Frei sein und trotzdem verbunden sein, das ist meine Vision. Es ist ein Widerspruch und doch keiner. Ganz allein und frei stehen zu können und sich dennoch zugehörig zu anderen zu fühlen, bedingt einander – meine ich. Wer in der Lage ist, die Arme leicht und frei auszustrecken und sie nicht zum Abstützen zu brauchen, kann tragfähige Verbindungen schaffen.

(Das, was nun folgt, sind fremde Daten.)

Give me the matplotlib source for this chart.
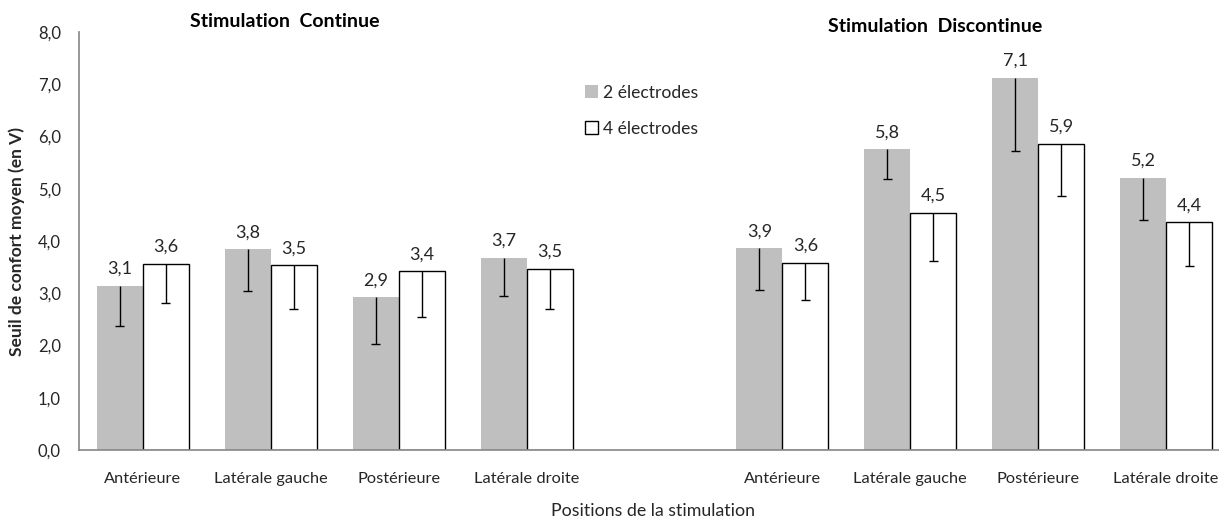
import numpy as np
import matplotlib
matplotlib.use("Agg")
import matplotlib.pyplot as plt
from matplotlib.patches import Patch

plt.rcParams['font.family'] = ['Lato', 'DejaVu Sans']

# Data
positions = ["Antérieure", "Latérale gauche", "Postérieure", "Latérale droite"]
continue_2 = [3.14, 3.84, 2.92, 3.68]
continue_2_err = [0.77, 0.79, 0.90, 0.74]
continue_4 = [3.56, 3.54, 3.42, 3.47]
continue_4_err = [0.75, 0.85, 0.87, 0.78]
discontinue_2 = [3.86, 5.76, 7.12, 5.21]
discontinue_2_err = [0.80, 0.58, 1.40, 0.81]
discontinue_4 = [3.58, 4.54, 5.86, 4.36]
discontinue_4_err = [0.71, 0.92, 0.99, 0.83]

labels = positions + positions
vals_2 = np.array(continue_2 + discontinue_2)
err_2 = np.array(continue_2_err + discontinue_2_err)
vals_4 = np.array(continue_4 + discontinue_4)
err_4 = np.array(continue_4_err + discontinue_4_err)

# one empty slot between the two groups
x = np.array([0, 1, 2, 3, 5, 6, 7, 8])
w = 0.36
cap = 0.035
txt = '#262626'

fig = plt.figure(figsize=(12.19, 5.19), dpi=100)
ax = fig.add_axes([79 / 1219, 1 - 450 / 519, 1 - 79 / 1219, (450 - 32) / 519])

ax.bar(x - w / 2, vals_2, w, color='#BFBFBF', edgecolor='none', label='2 électrodes')
ax.bar(x + w / 2, vals_4, w, color='white', edgecolor='black', linewidth=1.0, label='4 électrodes')

# downward-only error bars, cap only at the lower end
for xs, v, e in [(x - w / 2, vals_2, err_2), (x + w / 2, vals_4, err_4)]:
    ax.vlines(xs, v - e, v, color='black', linewidth=1, zorder=3)
    ax.hlines(v - e, xs - cap, xs + cap, color='black', linewidth=1, zorder=3)

for xs, vals in [(x - w / 2, vals_2), (x + w / 2, vals_4)]:
    for xi, v in zip(xs, vals):
        ax.text(xi, v + 0.17, f"{v:.1f}".replace('.', ','), ha='center', va='bottom',
                fontsize=13, color=txt)

ax.set_ylim(0, 8)
ax.set_xlim(-0.5, (1219 - 142) / 128)
ax.set_yticks(np.arange(0, 8.1, 1))
ax.set_yticklabels([f"{t:.1f}".replace('.', ',') for t in np.arange(0, 8.1, 1)])
ax.set_xticks(x)
ax.set_xticklabels(labels)
ax.tick_params(axis='x', length=0, labelsize=11.8, labelcolor=txt, pad=16)
ax.tick_params(axis='y', length=0, labelsize=12, labelcolor=txt, pad=13)
for s in ['top', 'right']:
    ax.spines[s].set_visible(False)
for s in ['left', 'bottom']:
    ax.spines[s].set_color('#868686')
    ax.spines[s].set_linewidth(1.2)

ax.set_ylabel("Seuil de confort moyen (en V)", fontsize=12.5, fontweight='bold', color=txt)
ax.yaxis.set_label_coords(-0.047, 0.5)

fig.text(285 / 1219, 1 - 22 / 519, "Stimulation  Continue", ha='center', va='center',
         fontsize=14, fontweight='bold', color='black')
fig.text(935 / 1219, 1 - 27 / 519, "Stimulation  Discontinue", ha='center', va='center',
         fontsize=14, fontweight='bold', color='black')
fig.text(653 / 1219, 1 - 511 / 519, "Positions de la stimulation", ha='center', va='center',
         fontsize=12.8, color=txt)

handles = [Patch(facecolor='#BFBFBF', edgecolor='none'),
           Patch(facecolor='white', edgecolor='black', linewidth=1)]
fig.legend(handles, ['2 électrodes', '4 électrodes'], loc='upper left',
           bbox_to_anchor=(569 / 1219, 1 - 69 / 519), frameon=False, fontsize=12.6,
           handlelength=0.75, handleheight=0.75, handletextpad=0.3, labelspacing=1.15,
           labelcolor=txt)

fig.savefig("out.png", dpi=100)
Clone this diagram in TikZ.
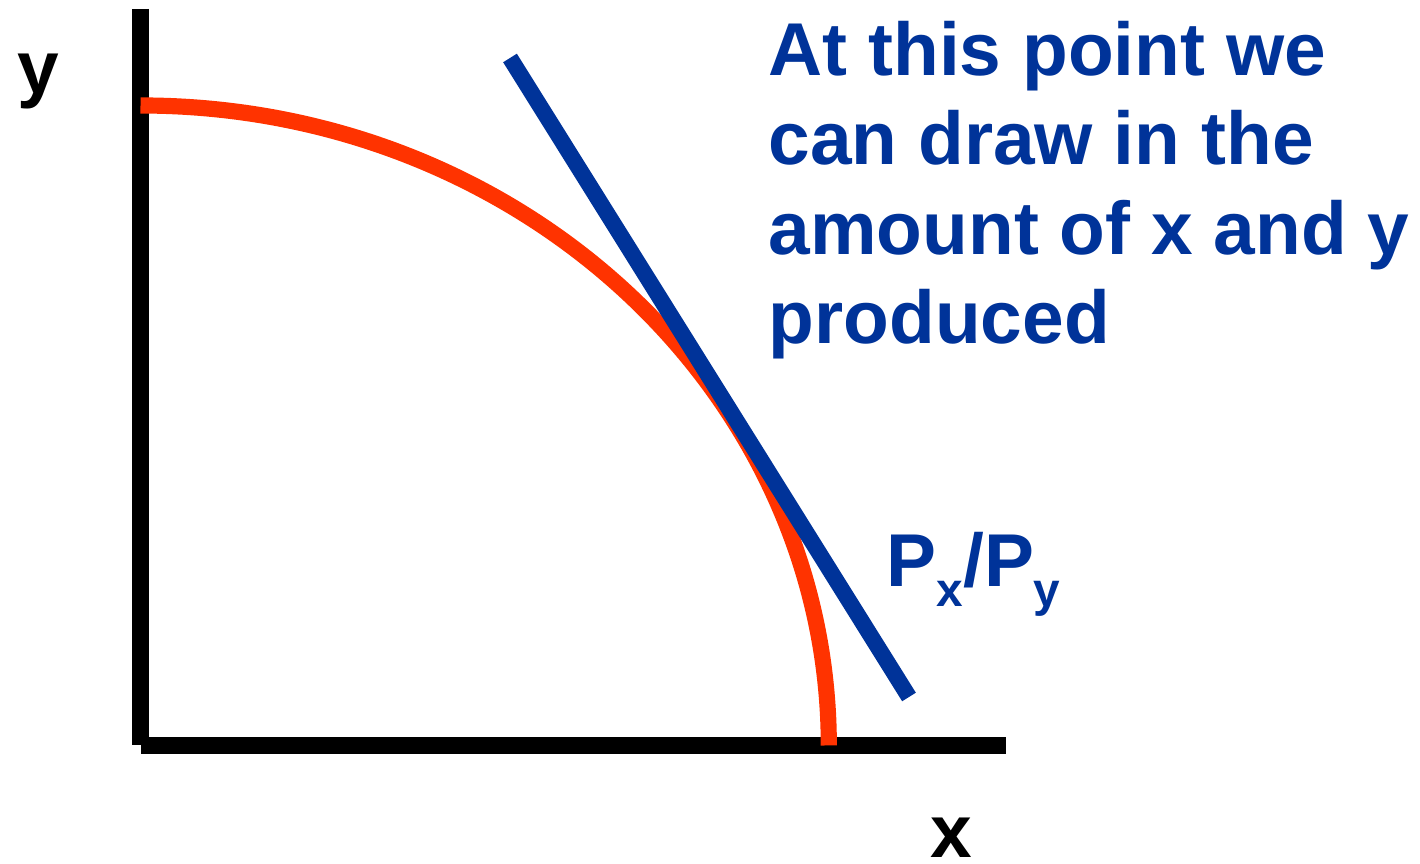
\documentclass[tikz,border=0pt]{standalone}
\usepackage{fontspec}
\setmainfont{Liberation Sans}
\definecolor{ppfblue}{HTML}{003399}
\definecolor{ppfred}{HTML}{FF3300}
\begin{document}
\begin{tikzpicture}[every node/.style={font=\bfseries\fontsize{21.3}{25.5}\selectfont, inner sep=0pt}]
  \useasboundingbox (0,0) rectangle (14.2,8.64);
  \coordinate (O) at (1.405,1.185);
  \draw[line width=4.6pt] (1.405,8.55) -- (O);
  \draw[line width=4.7pt] (1.41,1.185) -- (10.06,1.185);
  \draw[ppfred,line width=4.6pt] (1.405,7.585) arc[start angle=90, end angle=0, x radius=6.883, y radius=6.4];
  \draw[ppfblue,line width=4.6pt] (5.10,8.06) -- (9.09,1.67);
  \node[anchor=base west] (ylab) at (0.17,7.70) {y};
  \node[anchor=base west] (xlab) at (9.30,0.06) {x};
  \node[ppfblue,anchor=base west] (ratio) at (8.86,2.77) {P\raisebox{-5.5pt}{\fontsize{13.6}{14}\selectfont x}/P\raisebox{-5.5pt}{\fontsize{13.6}{14}\selectfont y}};
  \node[ppfblue,anchor=base west,align=left] (note) at (7.68,5.20) {At this point we\\can draw in the\\amount of x and y\\produced};
\end{tikzpicture}
\end{document}
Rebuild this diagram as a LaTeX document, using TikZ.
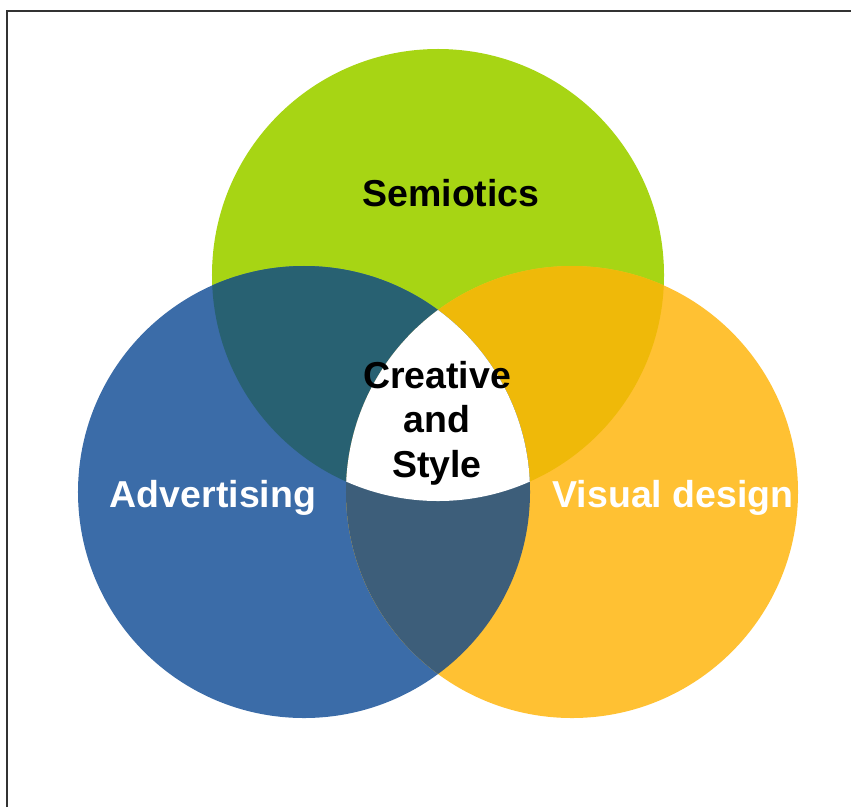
\documentclass[tikz,border=0pt]{standalone}
\usepackage{fontspec}
\setmainfont{Liberation Sans}
\definecolor{semgreen}{HTML}{A7D514}
\definecolor{advblue}{HTML}{3B6CA8}
\definecolor{visorange}{HTML}{FFC133}
\definecolor{semadv}{HTML}{286172}
\definecolor{semvis}{HTML}{EFB909}
\definecolor{advvis}{HTML}{3D5E7A}
\definecolor{framegray}{HTML}{333333}
\begin{document}
\begin{tikzpicture}[x=0.03cm,y=-0.03cm,
    every node/.style={font=\bfseries\fontsize{32}{38}\selectfont,inner sep=0pt},
    ring/.style={radius=6.78cm}]
    \useasboundingbox (0,0) rectangle (851,807);
    \draw[line width=0.06cm,framegray] (7,807) -- (7,11) -- (851,11);
    \coordinate (sem) at (438,275);
    \coordinate (adv) at (304,492);
    \coordinate (vis) at (572,492);
    % the three circles
    \fill[semgreen] (sem) circle[ring];
    \fill[advblue] (adv) circle[ring];
    \fill[visorange] (vis) circle[ring];
    % pairwise overlaps
    \begin{scope}
        \clip (sem) circle[ring];
        \fill[semadv] (adv) circle[ring];
        \fill[semvis] (vis) circle[ring];
    \end{scope}
    \begin{scope}
        \clip (adv) circle[ring];
        \fill[advvis] (vis) circle[ring];
        \clip (vis) circle[ring];
        \fill[white] (sem) circle[ring];
    \end{scope}
    % labels
    \node (semiotics) at (451,193) {Semiotics};
    \node[white] (advertising) at (213,498) {Advertising};
    \node[white] (visual) at (673,498) {Visual design};
    \node[align=center] (creative) at (437,423) {Creative\\and\\Style};
\end{tikzpicture}
\end{document}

Für mich persönlich drückt sich diese gut ausbalancierte, aufrechte Haltung am ehesten im polyamoren Lebenskonzept aus. Mich frei fühlen und trotzdem herzlich mit euch verbunden sein, darin liegt die Inspiration der polyRAUM-Treffen. Das gibt mir die nötige Energie, um diese „vielfältigen Räume“ weiterhin zu organisieren.
Warum ich Polyamorie gut finde?
Weil Polyamorie Reife erfordert. Wer polyamor lebt, lebt in einem sehr filigranen Beziehungsgeflecht mit viel Verbindlichkeit und Feingefühl, aber mit wenig vermeintlicher Sicherheit im „Goldenen Käfig der gesellschaftlich üblichen Strukturen“. Das heißt: ich muss auf eigenen Füßen stehen, auch emotional. Ohne Gelassenheit und ein stabiles Selbstwertgefühl geht Polyamorie nicht. Und ich liebe diese Herausforderung. Hier kann ich reifen.
Ich wünsche mir für uns alle, dass die Aufmerksamkeit, die wir uns schenken, die Zuversicht, unser gegenseitiges Wohlwollen und unser Vertrauen beim polyRAUM-Wochenende eine warme Atmosphäre schaffen …und positiv in die Zukunft wirken.